Immediately after graduation this spring — and the shedding of some 50 pounds from the 250 at which he now plays — the fifth-year senior defensive end hopes to grind his way through a year of intensive physical and mental training so he can become a Navy SEAL and be proficient in everything from hand-to-hand combat to high-altitude parachuting and underwater demolition.

“I feel like I owe it to do something like that for my family, my friends and my teammates,” he said as he sat in the Woody Hayes Athletic Complex after football practice.

“For everybody to enjoy the kind of life we have here in this country, somebody has to be willing to do some of these jobs. You can’t always just look to somebody else to do it for you.”

These aren’t just over-hyped but hollow thoughts coming from her son, Joyce said: “One thing about Tommy, he doesn’t just talk it, he lives it.”

‘Kid you root for’

That’s why Ullery — once Ingham told him he was planning to leave UD after a season — sent game films, made phone calls and hammered home one thought with OSU coaches: “I remember telling (defensive coordinator) Jim Heacock, “Whether (Ingham) makes the team or not, you’re going to be dealing with a great kid. He’s smart, he’s got character and integrity, and I think he’s got a tremendous future.

“He’s one kid you can really root for.”

All that said, it hasn’t been easy for Ingham since he got to OSU in the fall of 2006. He contacted the coaches only to be told the team’s roster was set for the season and he’d have to wait for the next walk-on tryouts — in January.

He spent that fall as a regular student, and since he had no tickets to the games — and no connections — he watched the Bucks’ home games on television.

Then a few weeks after surviving the January tryouts, he suffered a compartment syndrome injury on his foot — a medical problem from excessive muscle use that cut off the blood supply and required emergency surgery.

At the time, his dad was in the middle of a two-year stint at the U.S. embassy in Romania.

“(Tom) told me he was going to the doctor to have his foot checked, but he didn’t say anything about surgery and didn’t call me until it was over,” Joyce said. “He told me he knew I was home alone and he didn’t want me to worry.”

That incident tells you plenty about Tom Ingham, who doesn’t seek the limelight, doesn’t like talking about himself and basically just goes about his job without high drama.

After missing spring drills to heal and surviving another tryout, he finally made the team in 2007 as a nonscholarship walk-on.

That season — as a scout team player — he dressed for home games though he never got on the field and didn’t make the traveling squad.
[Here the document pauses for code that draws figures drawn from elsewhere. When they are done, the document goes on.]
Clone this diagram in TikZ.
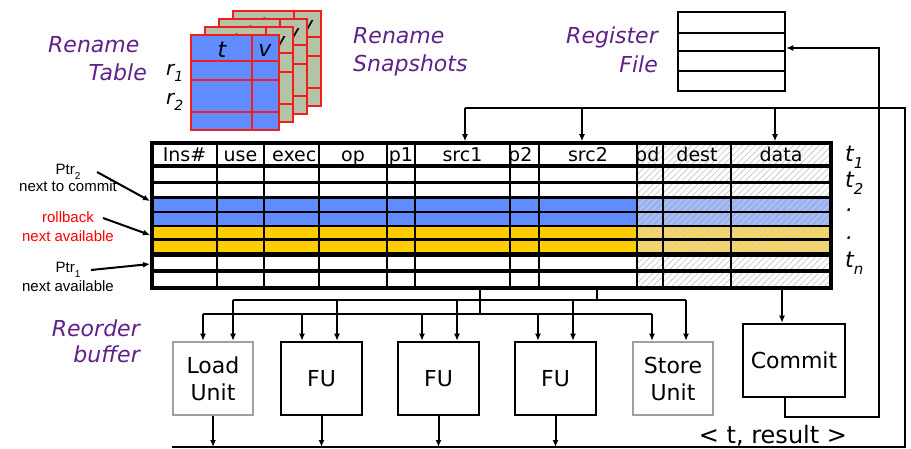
\documentclass[tikz,border=0pt]{standalone}
\usepackage{fontspec}
\setmainfont{DejaVu Sans}
\newfontfamily\arialf{Liberation Sans}
\usetikzlibrary{arrows.meta,patterns.meta,calc}
\definecolor{purp}{RGB}{96,32,140}
\definecolor{robblue}{RGB}{96,140,255}
\definecolor{robyellow}{RGB}{255,204,0}
\definecolor{hblue}{RGB}{150,178,250}
\definecolor{hyellow}{RGB}{250,214,90}
\definecolor{snapg}{RGB}{180,194,166}
\definecolor{unitgray}{RGB}{160,160,160}
\definecolor{rnred}{RGB}{240,30,30}
\newcommand{\fs}[2]{\fontsize{#1}{#2}\selectfont}
\newcommand{\sbs}[2]{\raisebox{-0.3em}{\fontsize{#1}{#1}\selectfont #2}}
\tikzset{
  conn/.style={line width=2pt},
  arr/.style={line width=2pt, -{Latex[length=7pt,width=6pt]}},
  lbl/.style={text=purp, font=\fs{22}{26}\itshape, inner sep=0},
  ital/.style={font=\fs{22}{26}\itshape, inner sep=0},
  unit/.style={draw, line width=2.5pt, minimum width=80pt, minimum height=73pt, inner sep=0, align=center, font=\fs{22}{27}},
  hd/.style={font=\fs{19}{22}, inner sep=0, anchor=base},
  ptr/.style={font=\arialf\fs{15}{18}, inner sep=0, anchor=base},
  hatch/.style={pattern={Lines[angle=45,distance=4.5pt,line width=0.8pt]}, pattern color=gray!40}
}
\begin{document}
\begin{tikzpicture}[x=1pt,y=-1pt]
\useasboundingbox (0,0) rectangle (911,449);

% ---------- labels ----------
\node[lbl, anchor=base west] (lRen1) at (48,53) {Rename};
\node[lbl, anchor=base east] (lTab) at (147,81) {Table};
\node[lbl, anchor=base west] (lRen2) at (353,44) {Rename};
\node[lbl, anchor=base west] (lSnap) at (353,72) {Snapshots};
\node[lbl, anchor=base east] (lReg) at (658,44) {Register};
\node[lbl, anchor=base east] (lFile) at (658,73) {File};
\node[lbl, anchor=base east] (lReo) at (140,336) {Reorder};
\node[lbl, anchor=base east] (lBuf) at (140,362) {buffer};

% ---------- rename table and snapshots ----------
\foreach \i/\dx/\dy/\fc in {3/42/-24/snapg, 2/28/-16/snapg, 1/14/-8/snapg, 0/0/0/robblue}{
  \begin{scope}[shift={(\dx,\dy)}]
    \fill[\fc] (191,35) rectangle (279,130);
    \node[ital] (rt\i) at (222,50) {t};
    \node[ital] (rv\i) at (265,50) {v};
    \draw[rnred, line width=1.5pt] (191,35) rectangle (279,130)
      (252,35) -- (252,130) (191,61) -- (279,61) (191,80) -- (279,80) (191,112) -- (279,112);
  \end{scope}
}
\node[ital, anchor=base west, font=\fs{20}{24}\itshape] (r1) at (166,76) {r\sbs{14}{1}};
\node[ital, anchor=base west, font=\fs{20}{24}\itshape] (r2) at (166,105) {r\sbs{14}{2}};

% ---------- register file ----------
\node[draw, line width=2.5pt, minimum width=107pt, minimum height=79pt, inner sep=0] (regfile) at (731.5,51.5) {};
\draw[line width=2.5pt] (678,33) -- (785,33) (678,51) -- (785,51) (678,71) -- (785,71);

% ---------- reorder buffer ----------
\fill[white] (152,143) rectangle (831,288);
\fill[robblue] (152,197.5) rectangle (637,226);
\fill[hblue] (637,197.5) rectangle (829,226);
\fill[robyellow] (152,226) rectangle (637,254.5);
\fill[hyellow] (637,226) rectangle (829,254.5);
\fill[hatch] (637,143) rectangle (831,288);

\node[hd] (hIns) at (184.5,162) {Ins\#};
\node[hd] (hUse) at (240.5,162) {use};
\begin{scope}\clip (264,143) rectangle (319,166);
  \node[hd, anchor=base west] (hExec) at (272,162) {exec};\end{scope}
\node[hd] (hOp) at (353,162) {op};
\node[hd] (hP1) at (401,162) {p1};
\node[hd] (hS1) at (462.5,162) {src1};
\begin{scope}\clip (510,143) rectangle (539,166);
  \node[hd, anchor=base west] (hP2) at (508,162) {p2};\end{scope}
\node[hd] (hS2) at (588,162) {src2};
\begin{scope}\clip (637,143) rectangle (663,166);
  \node[hd, anchor=base west] (hPd) at (635,162) {pd};\end{scope}
\node[hd] (hDest) at (697,162) {dest};
\node[hd] (hData) at (781,162) {data};

\foreach \x/\w in {217/2,264/2,319/2,387/2,415/1.4,510/2,539/1.4,637/2,663/1.4,731/1.4}
  \draw[line width=\w pt] (\x,143) -- (\x,288);
\foreach \y/\w in {166/3.5,182.5/3.5,197.5/3,212/2.5,226/2.5,239.5/2.5,254.5/4.5,271/4.5}
  \draw[line width=\w pt] (152,\y) -- (831,\y);
\node[draw, line width=3.5pt, minimum width=679pt, minimum height=145pt, inner sep=0] (rob) at (491.5,215.5) {};

% row labels on the right
\node[ital, anchor=base west] (t1) at (845,162) {t\sbs{15}{1}};
\node[ital, anchor=base west] (t2) at (845,188) {t\sbs{15}{2}};
\node[ital, anchor=base west] (d1) at (846,212) {.};
\node[ital, anchor=base west] (d2) at (846,240) {.};
\node[ital, anchor=base west] (tn) at (845,268) {t\sbs{15}{n}};

% pointer labels
\node[ptr] (p2a) at (68,175) {Ptr\sbs{10}{2}};
\node[ptr] (p2b) at (68,192) {next to commit};
\node[ptr, text=red] (rba) at (68,223) {rollback};
\node[ptr, text=red] (rbb) at (68,242) {next available};
\node[ptr] (p1a) at (68,273) {Ptr\sbs{10}{1}};
\node[ptr] (p1b) at (68,292) {next available};
\coordinate (pa1) at (97,172);  \coordinate (pb1) at (150,201);
\coordinate (pa2) at (103,218); \coordinate (pb2) at (150,235);
\coordinate (pa3) at (91,270);  \coordinate (pb3) at (150,264);
\draw[arr] (pa1) -- (pb1);
\draw[arr] (pa2) -- (pb2);
\draw[arr] (pa3) -- (pb3);

% ---------- units ----------
\node[unit, draw=unitgray] (load) at (213,378.5) {Load\\Unit};
\node[unit, minimum width=81pt] (fu1) at (321.5,378.5) {FU};
\node[unit, minimum width=81pt] (fu2) at (438.5,378.5) {FU};
\node[unit, minimum width=81pt] (fu3) at (555.5,378.5) {FU};
\node[unit, draw=unitgray] (store) at (673,378.5) {Store\\Unit};
\node[unit, minimum width=102pt] (commit) at (794,360.5) {Commit};

% ---------- buses below the buffer ----------
\coordinate (tb1) at (480,288);
\coordinate (tb2) at (597,288);
\coordinate (tb3) at (782,288);
\coordinate (lbL) at (203,314); \coordinate (lbR) at (652,314);
\coordinate (ubL) at (233,300); \coordinate (ubR) at (686,300);
\draw[conn] (tb1) -- (tb1 |- lbL);
\draw[conn] (tb2) -- (tb2 |- ubL);
\draw[conn] (lbL) -- (lbR);
\draw[conn] (ubL) -- (ubR);
\foreach \x/\n in {203/load,302/fu1,422/fu2,538/fu3,652/store}{
  \coordinate (tmp) at (\x,314);
  \draw[arr] (tmp) -- (tmp |- \n.north);
}
\foreach \x/\n in {233/load,337/fu1,457/fu2,573/fu3,686/store}{
  \coordinate (tmp) at (\x,300);
  \draw[arr] (tmp) -- (tmp |- \n.north);
}
\draw[arr] (tb3) -- (tb3 |- commit.north);

% ---------- result bus and write-back loops ----------
\coordinate (botL) at (172,447);
\coordinate (botR) at (905,447);
\coordinate (topR) at (905,108);
\coordinate (topL) at (465,108);
\draw[conn] (botL) -- (botR) -- (topR) -- (topL);
\foreach \x in {465,582,775}{
  \coordinate (tmp) at (\x,108);
  \draw[arr] (tmp) -- (tmp |- rob.north);
}
\foreach \n in {load,fu1,fu2,fu3}
  \draw[arr] (\n.south) -- (\n.south |- botL);

\coordinate (c1) at (879,417);
\coordinate (rfin) at (879,48);
\draw[arr] ($(commit.south)+(-9,0)$) |- (c1) -- (rfin) -- (rfin -| regfile.east);

\node[font=\fs{24}{28}, inner sep=0, anchor=base] (res) at (773,443) {<\ t, result\ >};
\end{tikzpicture}
\end{document}
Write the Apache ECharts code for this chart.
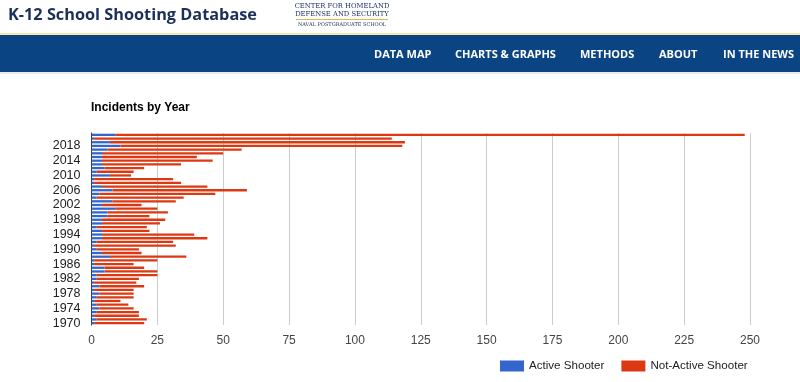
<!DOCTYPE html>
<html>
<head>
<meta charset="utf-8">
<script src="https://cdn.jsdelivr.net/npm/echarts@6/dist/echarts.min.js"></script>
<style>
html,body{margin:0;padding:0;background:#fff;}
#chart{width:800px;height:382px;}
</style>
</head>
<body>
<div id="chart"></div>
<script>
// Years 1970..2021 (bottom to top)
const years = [];
for (let y = 1970; y <= 2021; y++) years.push(String(y));

// Active shooter incidents, 1970..2021
const activeShooter = [1,2,1,2,3,2,1,2,3,1,3,1,2,2,5,5,1,1,7,4,2,1,2,4,4,4,2,4,4,6,6,9,4,8,2,3,8,4,1,1,7,2,5,4,4,4,4,6,11,7,1,9];
// Not-active shooter incidents, 1970..2021
const notActiveShooter = [19,19,17,16,13,12,10,14,13,15,17,16,16,23,20,15,15,24,29,15,16,31,29,40,35,18,19,22,24,16,23,16,15,24,33,44,51,40,33,30,8,14,15,30,42,36,46,51,107,112,113,239];

const xTicks = [0,25,50,75,100,125,150,175,200,225,250];
const seriesNames = ['Active Shooter', 'Not-Active Shooter'];
const navItems = ['DATA MAP', 'CHARTS & GRAPHS', 'METHODS', 'ABOUT', 'IN THE NEWS'];
const navX = [374, 455, 580, 659, 723];

const chart = echarts.init(document.getElementById('chart'), null, {renderer: 'canvas'});

const graphics = [
  {type: 'rect', shape: {x: 0, y: 33, width: 800, height: 2}, style: {fill: '#f3e9ad'}, silent: true},
  {type: 'rect', shape: {x: 0, y: 35, width: 800, height: 38}, style: {fill: '#0b4482'}, silent: true},
  {type: 'rect', shape: {x: 0, y: 72, width: 800, height: 2}, style: {fill: '#e6ecf2'}, silent: true},
  {type: 'text', x: 8, y: 15, style: {text: 'K-12 School Shooting Database', font: 'bold 16.3px "Open Sans"', fill: '#1c2f5a', textVerticalAlign: 'middle'}},
  {type: 'text', x: 342, y: 6, style: {text: 'CENTER FOR HOMELAND', font: '6.8px "DejaVu Serif"', fill: '#1f3566', textAlign: 'center', textVerticalAlign: 'middle'}},
  {type: 'text', x: 342, y: 14, style: {text: 'DEFENSE AND SECURITY', font: '6.8px "DejaVu Serif"', fill: '#1f3566', textAlign: 'center', textVerticalAlign: 'middle'}},
  {type: 'rect', shape: {x: 296, y: 19, width: 92, height: 1}, style: {fill: '#d8b84a'}, silent: true},
  {type: 'text', x: 342, y: 24.5, style: {text: 'NAVAL POSTGRADUATE SCHOOL', font: '5px "DejaVu Serif"', fill: '#1f3566', textAlign: 'center', textVerticalAlign: 'middle'}},
  {type: 'text', x: 91, y: 108, style: {text: 'Incidents by Year', font: 'bold 12px Arial', fill: '#000', textVerticalAlign: 'middle'}}
];
navItems.forEach((t, i) => {
  graphics.push({type: 'text', x: navX[i], y: 55, style: {text: t, font: 'bold 11px "Open Sans"', fill: '#ffffff', textVerticalAlign: 'middle'}});
});

chart.setOption({
  animation: false,
  textStyle: {fontFamily: 'Arial'},
  graphic: graphics,
  legend: {
    data: seriesNames,
    left: 495, top: 355,
    itemWidth: 24, itemHeight: 11, itemGap: 17,
    icon: 'rect',
    textStyle: {fontSize: 11.6, color: '#222', fontFamily: 'Arial'}
  },
  grid: {left: 91.5, right: 50, top: 133, bottom: 57, containLabel: false},
  xAxis: {
    type: 'value', min: 0, max: 250, interval: 25,
    axisLine: {show: false}, axisTick: {show: false},
    splitLine: {lineStyle: {color: '#cccccc'}},
    axisLabel: {color: '#444', fontSize: 12, margin: 10,
      formatter: v => xTicks.includes(v) ? String(v) : ''}
  },
  yAxis: {
    type: 'category', data: years,
    axisLine: {show: true, lineStyle: {color: '#333', width: 1}},
    axisTick: {show: false},
    axisLabel: {color: '#222', fontSize: 12.5, margin: 11,
      interval: (idx) => idx % 4 === 0}
  },
  series: [
    {name: seriesNames[0], type: 'bar', stack: 'total', data: activeShooter,
      barCategoryGap: '38%', itemStyle: {color: '#3366cc'}},
    {name: seriesNames[1], type: 'bar', stack: 'total', data: notActiveShooter,
      barCategoryGap: '38%', itemStyle: {color: '#dc3912'}}
  ]
});
</script>
</body>
</html>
Undaunted — and still paying his own way to school — he returned last season and finally got into four games. After another injury knocked him out of drills this past spring, he’s become a backup special teams player and third-string defensive end, and has played in two games, Illinois and Toledo.

Scout team demon

In a vote by the entire Buckeye team earlier this season, Ingham — along with sophomore quarterback Joe Bauserman, junior long snapper Jake McQuaide and junior receiver Ryan Schuck — was named one of the hardest-working, but most under-appreciated (by the outside world) players on the team.

Unrecognized by many fans, Ingham — No. 57 — is a favorite among his teammates.

“I remember Coach (Jim) Tressel telling me how the offensive line came to him two years ago and lobbied for Tom to be named the scout player of the week because of how hard he went against them in practice every day,” Ullery said. “(Tressel) said that had never happened before. And I think he’s won the award three times now.”

Ingham’s efforts were acknowledged early this season when he was told he’d finally won a scholarship for the winter and spring quarters.

“It felt good when they announced it, but for me it really wasn’t about the financial help finally coming,” he said quietly. “It was about the respect you’ve earned.”

Then again, those who truly know Tom Ingham realize he didn’t need a scholarship for that.